Requirement:
Retype word for word the first line of the listing and each line after it up to the line with "manier = [7.1, 0.0, 10.4, 6.4]", with the pictures taken out.

________

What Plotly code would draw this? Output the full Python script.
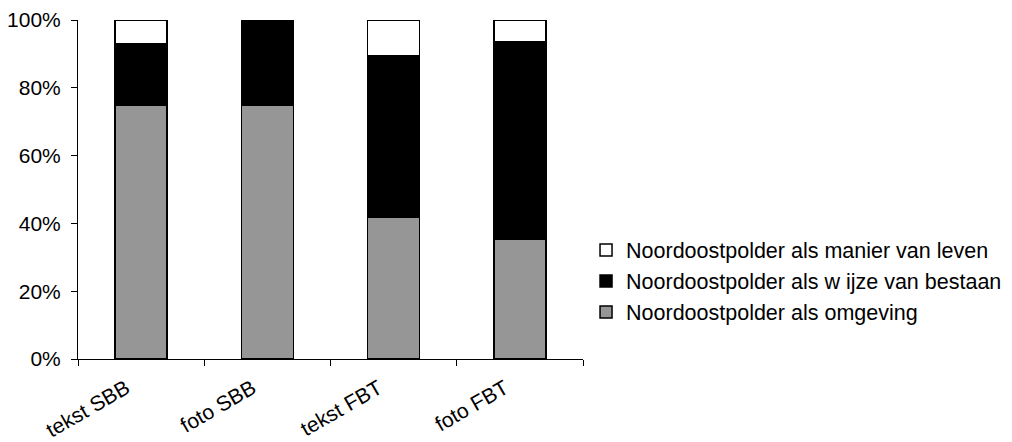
import plotly.graph_objects as go

categories = ["tekst SBB", "foto SBB", "tekst FBT", "foto FBT"]
omgeving = [75.0, 75.0, 41.7, 35.4]
wijze = [17.9, 25.0, 47.9, 58.2]
manier = [7.1, 0.0, 10.4, 6.4]

series_names = [
    "Noordoostpolder als omgeving",
    "Noordoostpolder als w ijze van bestaan",
    "Noordoostpolder als manier van leven",
]
colors = ["#969696", "#000000", "#FFFFFF"]
ranks = [3, 2, 1]

fig = go.Figure()
for name, vals, col, rk in zip(series_names, [omgeving, wijze, manier], colors, ranks):
    fig.add_trace(go.Bar(
        x=categories, y=vals, name=name, legendrank=rk,
        marker=dict(color=col, line=dict(color="#000000", width=1.5)),
        width=0.41,
    ))

font = dict(family="Liberation Sans, Arial, sans-serif", size=21.5, color="#000000")
tickfont = dict(family="Liberation Sans, Arial, sans-serif", size=21, color="#000000")

fig.update_layout(
    barmode="stack",
    width=1012, height=442,
    margin=dict(l=70, r=437, t=12, b=91, autoexpand=False),
    paper_bgcolor="white", plot_bgcolor="white",
    font=font,
    showlegend=True,
    legend=dict(
        traceorder="normal",
        x=1.006, xanchor="left",
        y=0.23, yanchor="middle",
        font=font,
        bgcolor="rgba(0,0,0,0)",
    ),
    xaxis=dict(
        range=[-0.5, 3.5], automargin=False,
        showline=True, linecolor="#000000", linewidth=1,
        ticks="outside", tickson="boundaries", ticklen=6, tickcolor="#000000",
        tickangle=-30, showgrid=False, zeroline=False,
        ticklabelshift=-15, ticklabelstandoff=8, tickfont=tickfont,
    ),
    yaxis=dict(
        range=[0, 100], dtick=20, ticksuffix="%", automargin=False,
        showline=True, linecolor="#000000", linewidth=1,
        ticks="outside", ticklen=6, tickcolor="#000000",
        showgrid=False, zeroline=False, ticklabelstandoff=6, tickfont=tickfont,
    ),
)

fig.write_html("out.html")
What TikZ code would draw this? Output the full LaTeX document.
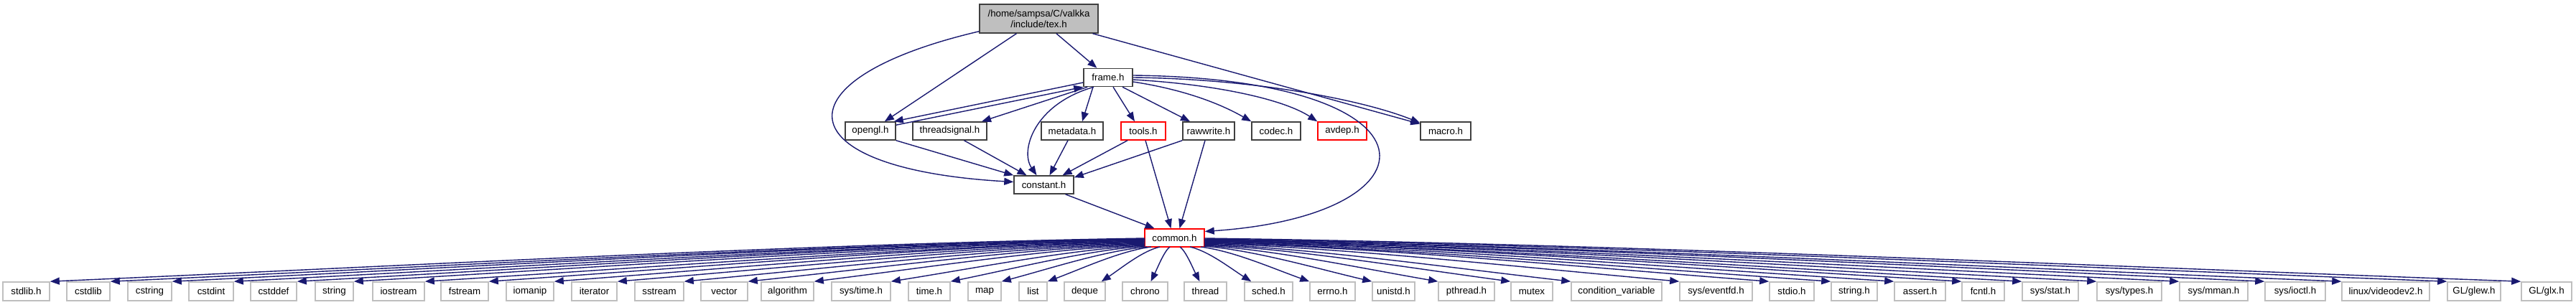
\documentclass[tikz,border=0pt]{standalone}
\usepackage{fontspec}
\setmainfont{Liberation Sans}
\usetikzlibrary{arrows.meta}
\definecolor{edgeblue}{RGB}{25,25,112}
\definecolor{leafgray}{RGB}{191,191,191}
\definecolor{docgray}{RGB}{64,64,64}
\tikzset{
  dep/.style={draw=edgeblue, line width=1.4pt, -{Triangle[length=13pt,width=10pt]}},
  box/.style={draw, rectangle, inner sep=0pt, minimum height=25pt, text=black, line width=1.5pt},
  doc/.style={box, draw=docgray},
  bad/.style={box, draw=red},
  leaf/.style={box, draw=leafgray, minimum height=26pt, line width=1.6pt}
}
\begin{document}
\begin{tikzpicture}[x=1pt,y=-1pt, font=\fontsize{13.3}{15}\selectfont]
\useasboundingbox (0,0) rectangle (3587,425);

% upper nodes
\node[doc, fill=leafgray, minimum width=165pt, minimum height=40pt, align=center] (tex) at (1446.5,26) {/home/sampsa/C/valkka\\/include/tex.h};
\node[doc, minimum width=68pt] (frame) at (1543,108) {frame.h};
\node[doc, minimum width=70pt] (opengl) at (1212,182.5) {opengl.h};
\node[doc, minimum width=103pt] (threadsignal) at (1322.5,182.5) {threadsignal.h};
\node[doc, minimum width=86pt] (metadata) at (1493,182.5) {metadata.h};
\node[bad, minimum width=62pt] (tools) at (1592,182.5) {tools.h};
\node[doc, minimum width=72pt] (rawwrite) at (1683,182.5) {rawwrite.h};
\node[doc, minimum width=68pt] (codec) at (1777,182.5) {codec.h};
\node[bad, minimum width=68pt] (avdep) at (1869,182.5) {avdep.h};
\node[doc, minimum width=70pt] (macro) at (2013,182.5) {macro.h};
\node[doc, minimum width=83pt] (constant) at (1453.5,257.5) {constant.h};
\node[bad, minimum width=83pt] (common) at (1635.5,331.5) {common.h};

% bottom row
\node[leaf, minimum width=65pt] (stdlib) at (36.5,406) {stdlib.h};
\node[leaf, minimum width=60pt] (cstdlib) at (123,406) {cstdlib};
\node[leaf, minimum width=61pt] (cstring) at (208.5,406) {cstring};
\node[leaf, minimum width=62pt] (cstdint) at (294,406) {cstdint};
\node[leaf, minimum width=64pt] (cstddef) at (381,406) {cstddef};
\node[leaf, minimum width=53pt] (string) at (465.5,406) {string};
\node[leaf, minimum width=72pt] (iostream) at (555,406) {iostream};
\node[leaf, minimum width=66pt] (fstream) at (647,406) {fstream};
\node[leaf, minimum width=66pt] (iomanip) at (738,406) {iomanip};
\node[leaf, minimum width=63pt] (iterator) at (827.5,406) {iterator};
\node[leaf, minimum width=68pt] (sstream) at (918,406) {sstream};
\node[leaf, minimum width=65pt] (vector) at (1008.5,406) {vector};
\node[leaf, minimum width=73pt] (algorithm) at (1096.5,406) {algorithm};
\node[leaf, minimum width=82pt] (systime) at (1199,406) {sys/time.h};
\node[leaf, minimum width=58pt] (timeh) at (1294,406) {time.h};
\node[leaf, minimum width=46pt] (map) at (1371,406) {map};
\node[leaf, minimum width=39pt] (list) at (1438.5,406) {list};
\node[leaf, minimum width=57pt] (deque) at (1510.5,406) {deque};
\node[leaf, minimum width=63pt] (chrono) at (1594.5,406) {chrono};
\node[leaf, minimum width=59pt] (thread) at (1678.5,406) {thread};
\node[leaf, minimum width=67pt] (sched) at (1766.5,406) {sched.h};
\node[leaf, minimum width=63pt] (errno) at (1855.5,406) {errno.h};
\node[leaf, minimum width=59pt] (unistd) at (1940.5,406) {unistd.h};
\node[leaf, minimum width=78pt] (pthread) at (2042,406) {pthread.h};
\node[leaf, minimum width=58pt] (mutex) at (2133,406) {mutex};
\node[leaf, minimum width=126pt] (condvar) at (2251,406) {condition\_variable};
\node[leaf, minimum width=101pt] (eventfd) at (2389.5,406) {sys/eventfd.h};
\node[leaf, minimum width=62pt] (stdio) at (2495,406) {stdio.h};
\node[leaf, minimum width=64pt] (stringh) at (2582,406) {string.h};
\node[leaf, minimum width=71pt] (assert) at (2673.5,406) {assert.h};
\node[leaf, minimum width=59pt] (fcntl) at (2761.5,406) {fcntl.h};
\node[leaf, minimum width=78pt] (sysstat) at (2855,406) {sys/stat.h};
\node[leaf, minimum width=90pt] (systypes) at (2965,406) {sys/types.h};
\node[leaf, minimum width=95pt] (sysmman) at (3082.5,406) {sys/mman.h};
\node[leaf, minimum width=84pt] (sysioctl) at (3196,406) {sys/ioctl.h};
\node[leaf, minimum width=122pt] (videodev) at (3322,406) {linux/videodev2.h};
\node[leaf, minimum width=74pt] (glew) at (3445,406) {GL/glew.h};
\node[leaf, minimum width=70pt] (glx) at (3546,406) {GL/glx.h};

% edges from tex.h
\draw[dep] (tex) -- (frame);
\draw[dep] (tex) -- (opengl);
\draw[dep] (tex) -- (macro);
\draw[dep] ([yshift=3pt]tex.south west) .. controls (1080,110) and (1090,235) .. ([yshift=4pt]constant.west);

% edges around frame.h
\draw[dep] ([yshift=-7pt]frame.west) -- ([xshift=-3pt]opengl.north east);
\draw[dep] ([yshift=-5pt]opengl.north east) -- (frame.south west);
\draw[dep] ([xshift=6pt]frame.south west) -- ([xshift=44.5pt]threadsignal.north);
\draw[dep] ([xshift=-20pt]frame.south) .. controls (1440,145) and (1420,210) .. ([xshift=-10pt]constant.north);
\draw[dep] ([xshift=-21pt]frame.south) -- ([xshift=14pt]metadata.north);
\draw[dep] ([xshift=7pt]frame.south) -- ([xshift=-12pt]tools.north);
\draw[dep] ([xshift=20pt]frame.south) -- ([xshift=-26pt]rawwrite.north);
\draw[dep] ([yshift=-6pt]frame.east) .. controls (1650,125) and (1700,145) .. (codec.north west);
\draw[dep] ([yshift=-3pt]frame.east) .. controls (1700,118) and (1790,140) .. (avdep.north west);
\draw[dep] (frame.east) .. controls (1750,110) and (1900,140) .. ([yshift=-2pt]macro.north west);
\draw[dep] ([yshift=3pt]frame.east) .. controls (2020,110) and (2010,300) .. ([yshift=9pt]common.east);

% edges into constant.h / common.h
\draw[dep] (opengl.south east) -- (constant.north west);
\draw[dep] ([xshift=20pt]threadsignal.south) -- ([xshift=-24pt]constant.north);
\draw[dep] ([xshift=-6pt]metadata.south) -- ([xshift=8pt]constant.north);
\draw[dep] ([xshift=-22pt]tools.south) -- ([xshift=26pt]constant.north);
\draw[dep] (rawwrite.south west) -- ([yshift=-3pt]constant.north east);
\draw[dep] ([xshift=3pt]tools.south) -- ([xshift=-5pt]common.north);
\draw[dep] ([xshift=-5pt]rawwrite.south) -- ([xshift=7pt]common.north);
\draw[dep] ([xshift=30pt]constant.south) -- ([xshift=-28pt]common.north);

% edges from common.h
\foreach \t/\a/\ox/\sx/\sy/\ex in {
  stdlib/north east/0/1594/332/69,
  cstdlib/north east/0/1594/333/153,
  cstring/north east/0/1594/333/239,
  cstdint/north east/0/1594/334/325,
  cstddef/north east/0/1594/334/413,
  string/north east/0/1594/335/492,
  iostream/north east/0/1594/336/591,
  fstream/north east/0/1594/336/680,
  iomanip/north east/0/1594/337/771,
  iterator/north east/0/1594/338/859,
  sstream/north east/0/1594/339/952,
  vector/north east/0/1594/340/1041,
  algorithm/north east/0/1594/341/1133,
  systime/north east/0/1594/342/1240,
  timeh/north east/0/1594/343/1323,
  map/north east/0/1597/344/1394,
  list/north east/0/1603/344/1458,
  deque/north east/-6/1615/344/1533,
  chrono/north/8/1629/344/1602.5,
  thread/north/-8/1643/344/1670.5,
  sched/north west/10/1657/344/1743,
  errno/north west/0/1672/344/1824,
  unistd/north west/0/1677/343/1911,
  pthread/north west/0/1677/342/2003,
  mutex/north west/0/1677/341/2104,
  condvar/north west/0/1677/340/2188,
  eventfd/north west/0/1677/339/2339,
  stdio/north west/0/1677/338/2464,
  stringh/north west/0/1677/338/2550,
  assert/north west/0/1677/337/2638,
  fcntl/north west/0/1677/336/2732,
  sysstat/north west/0/1677/336/2816,
  systypes/north west/0/1677/335/2920,
  sysmman/north west/0/1677/335/3035,
  sysioctl/north west/0/1677/334/3154,
  videodev/north west/0/1677/334/3261,
  glew/north west/0/1677/333/3408,
  glx/north west/0/1677/332/3511}{
  \pgfmathsetmacro\cax{\sx+0.3*(\ex-\sx)}
  \pgfmathsetmacro\cay{\sy+0.12*(393-\sy)}
  \pgfmathsetmacro\cbx{\ex-0.35*(\ex-\sx)}
  \pgfmathsetmacro\cby{393-0.4*(393-\sy)}
  \pgfmathsetmacro\shx{\sx-1635.5}
  \pgfmathsetmacro\shy{\sy-331.5}
  \draw[dep] ([shift={(\shx,\shy)}]common.center) .. controls (\cax,\cay) and (\cbx,\cby) .. ([xshift=\ox pt]\t.\a);
}
\end{tikzpicture}
\end{document}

________

Answer to this exercise:
What Plotly code would draw this? Output the full Python script.
import plotly.graph_objects as go

categories = ["tekst SBB", "foto SBB", "tekst FBT", "foto FBT"]
omgeving = [75.0, 75.0, 41.7, 35.4]
wijze = [17.9, 25.0, 47.9, 58.2]
manier = [7.1, 0.0, 10.4, 6.4]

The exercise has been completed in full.